The bills were sponsored by Delegate Lorig Charkoudian and Senator Brian Feldman and the new legislation will require the state to specifically provide energy-efficient upgrades for the hundreds of thousands of low-income residents, where an unfairly large share of the energy-cost burden falls.
Beginning in 2008, the EmPOWER Maryland programme required investments in efficiency upgrades for businesses and homes across Maryland, but the programme benefits of lower energy costs and improved safety have predominately applied to upper- and middle-class residents. The policy failed to provide adequate funding for Maryland’s Department of Housing and Community Development (DHCD), which manages the energy efficiency programmes for low-income residents.

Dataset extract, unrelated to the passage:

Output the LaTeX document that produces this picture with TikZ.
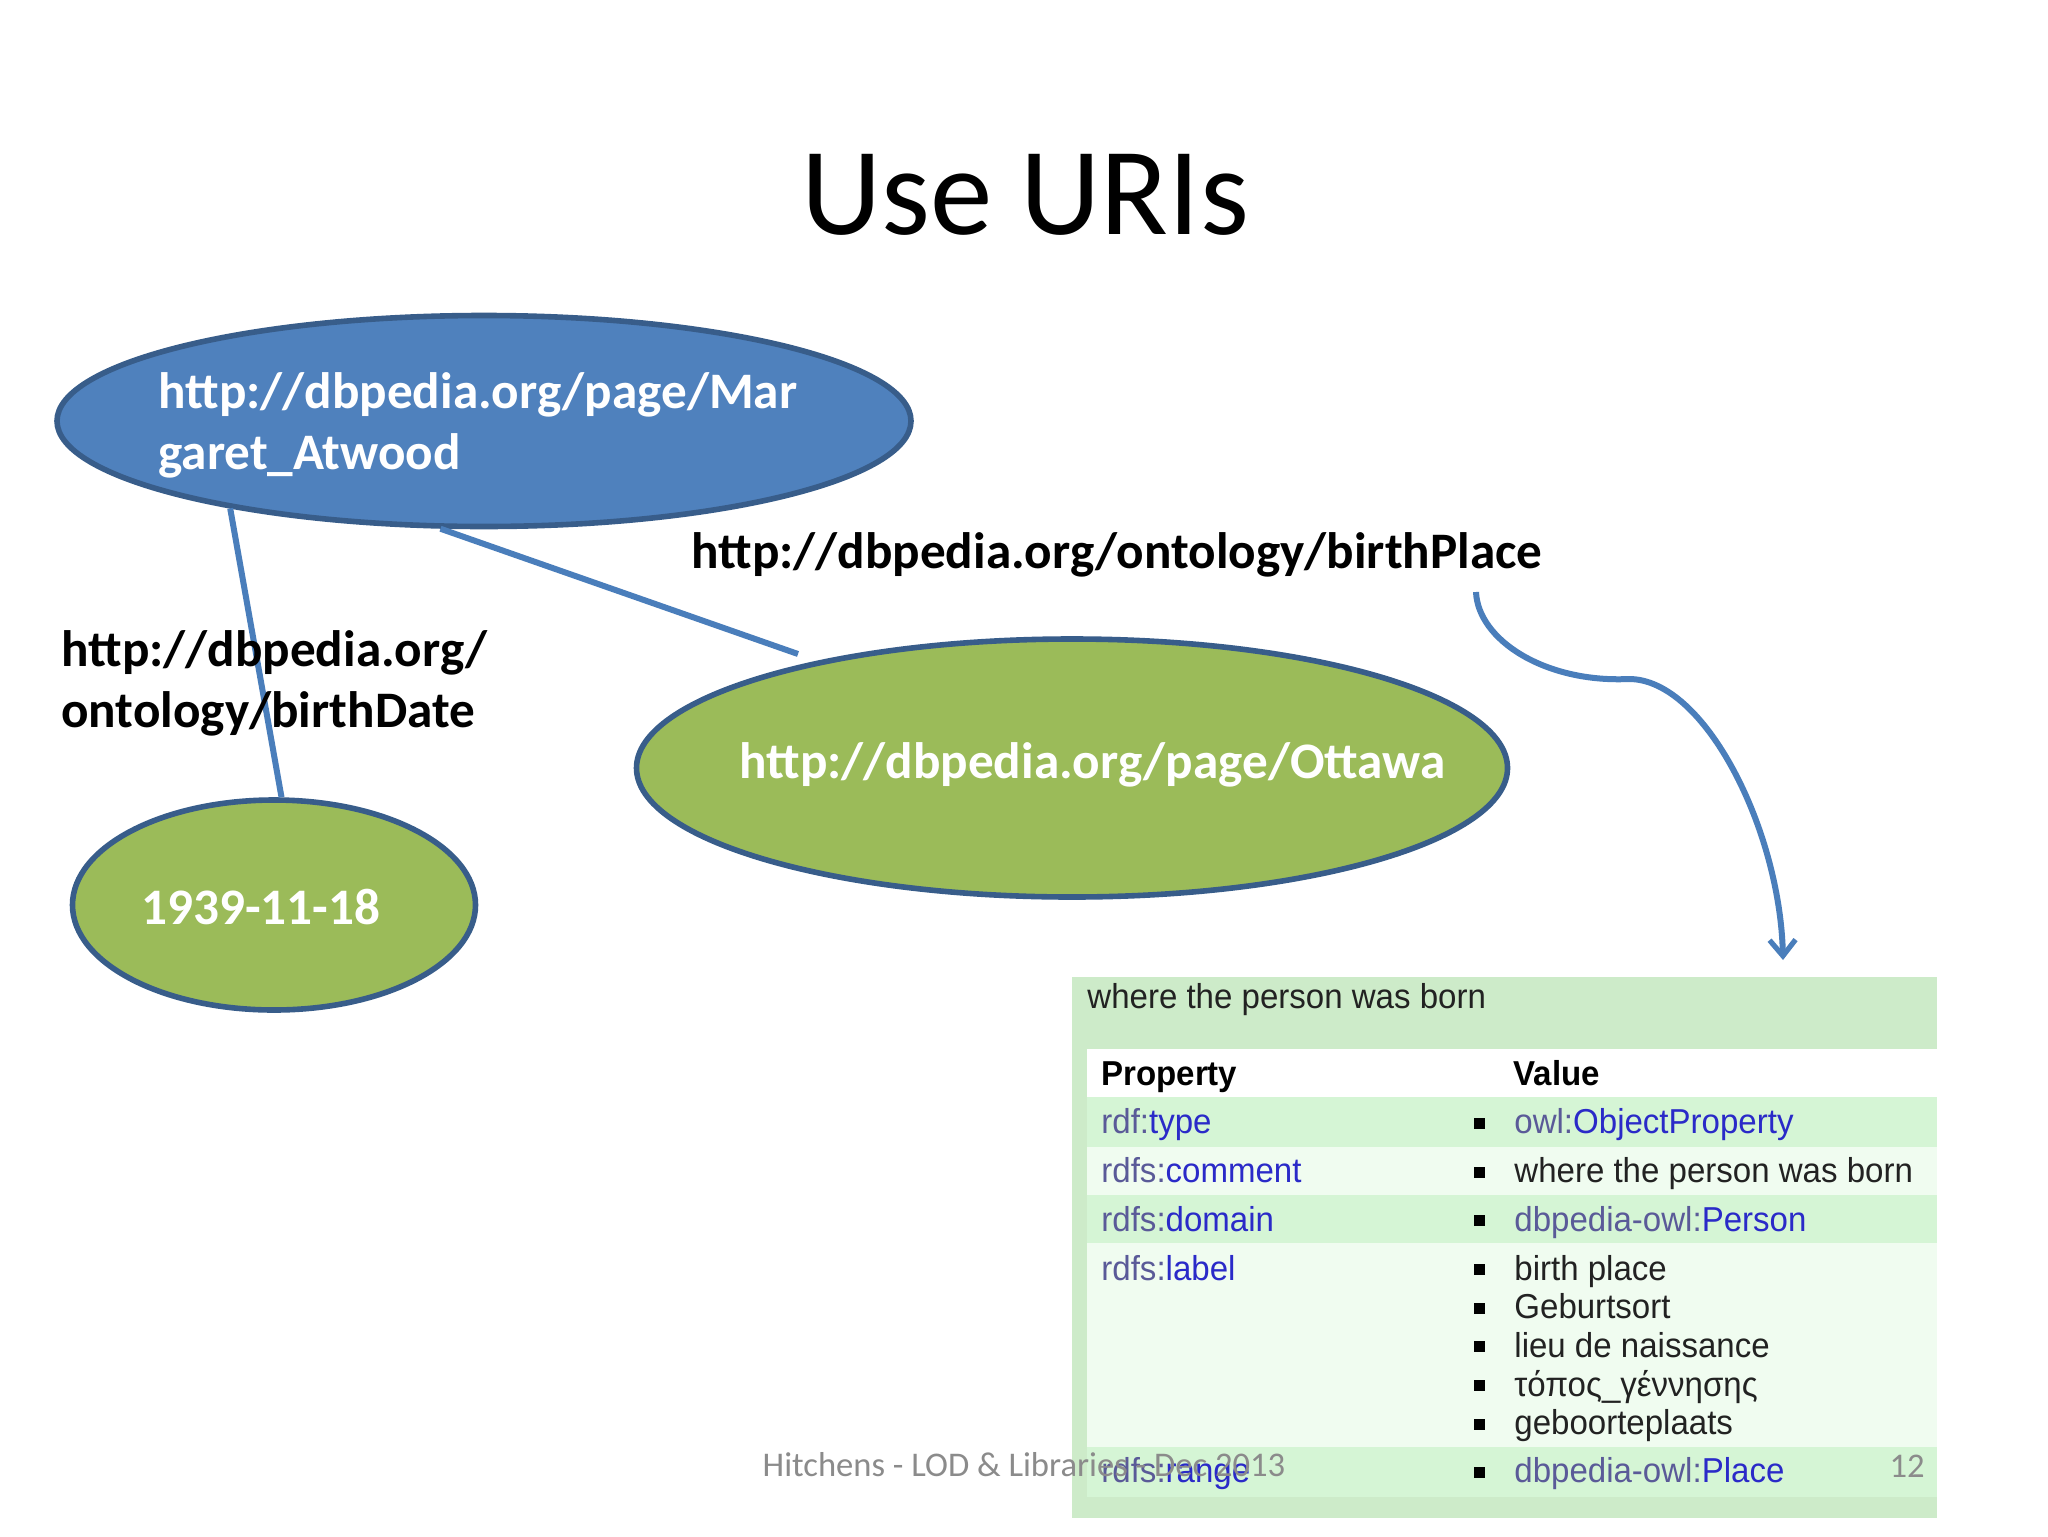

HB 108 and SB 524 will require the state to provide funding to achieve 1 percent annual energy savings for low-income households by 2026. This funding will lower energy bills for 32,000 low-income households each year and lower energy bills for all 450,000 low-income Marylanders– in 13 years. At the current funding rate, it would take 130 years to reach all these households.
Nationally, low-income households spend 8 cents of every dollar on energy costs. But in Maryland, low-income households spend 13 cents of every dollar – and in some cases, it can be as high as 42 cents.
“This desperately needed legislation will ensure that the Marylanders who live in the most dangerous conditions and pay the highest percentage of their income on energy bills, will no longer be left behind” said Deron Lovaas, Senior Policy Advisor for NRDC (Natural Resources Defense Council). “This first in the nation legislation will ensure that everyone has access to the many benefits of energy efficiency, lowering energy bills for the most vulnerable while creating safer homes.”
Raymond Nevo, State & Equity Policy Manager at the National Housing Trust, added that most [people] see affordable housing as just four walls and a roof, but it is so much more and that the legislation gives those most in need a chance to live in their homes with dignity.